With the increasing use of algorithmic systems in all areas of life, the discussion about the social impact of technology and the development of a “European Path to Artificial Intelligence” has also gained momentum. Human-centered and trustworthy AI are the keywords of this debate. A large number of ethical guidelines for the design of AI have been published to pave the way.
There seems to be general agreement that AI systems must be subject to certain principles such as fairness, transparency or data protection. However, the question of how the principles, to which these guidelines and directives refer to, are to be implemented in practice remains largely unanswered. There are, for instance, many different understandings of concepts such as transparency and justice.
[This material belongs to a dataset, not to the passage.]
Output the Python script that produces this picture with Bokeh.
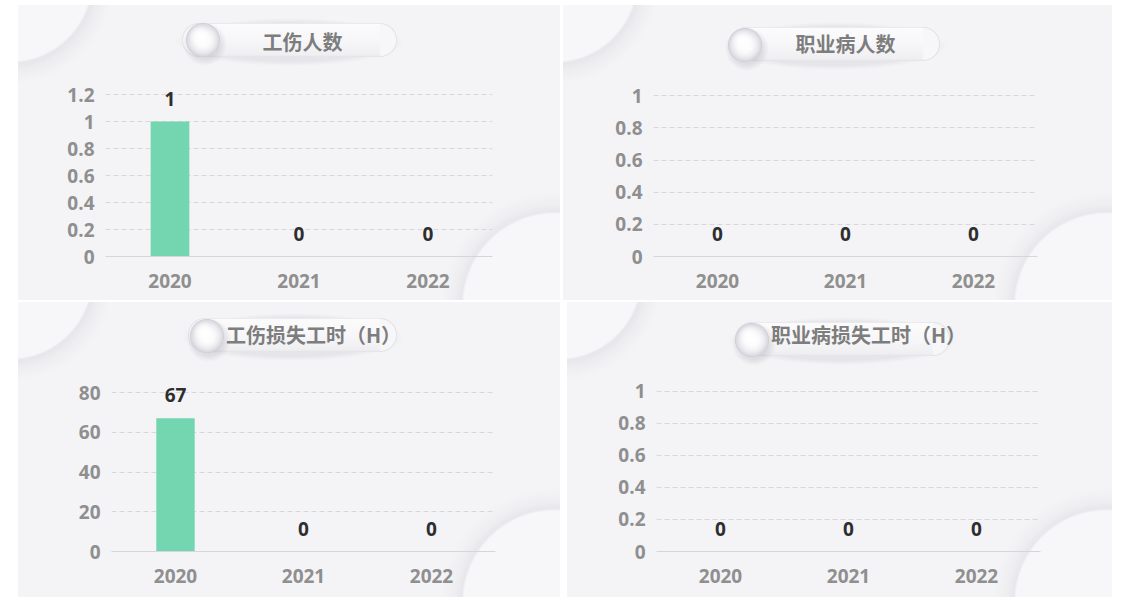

As a result, both AI-developing companies and users, e.g. public authorities, lack the necessary orientation and effective control over the systems. The lack of concretisation is thus one of the major obstacles to the development and deployment of public-interest oriented artificial intelligence.
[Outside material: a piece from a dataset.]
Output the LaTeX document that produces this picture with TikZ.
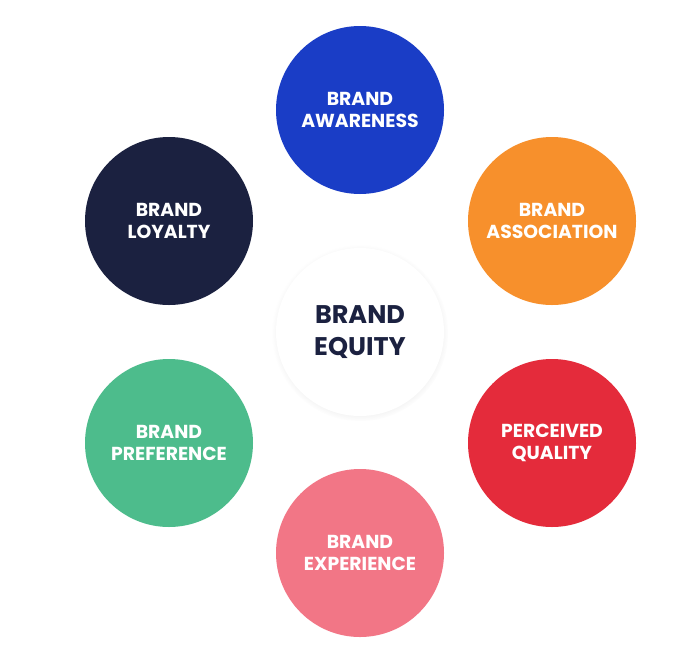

The WeNet-Consortium partner IZEW Tübingen (International Center for Ethics in the Sciences and Humanities) is a member of the interdisciplinary AI Ethics Impact Group that has developed an interdisciplinary framework to operationalize AI ethics.
The study “AI Ethics: From Principles to Practice” illustrates how AI ethics principles can be operationalized and transferred into practice.
For Tübingen, WeNet-Consortium member PD Dr. Jessica Heesen, as well as Dr. Thilo Hagendorff and Dr. Wulf Loh are participating in the AI Ethics Impact Group and contributed to the study “AI Ethics: From Principles to Practice“ their expertise on informational, technology, and media ethics, as well as on value-oriented development of AI.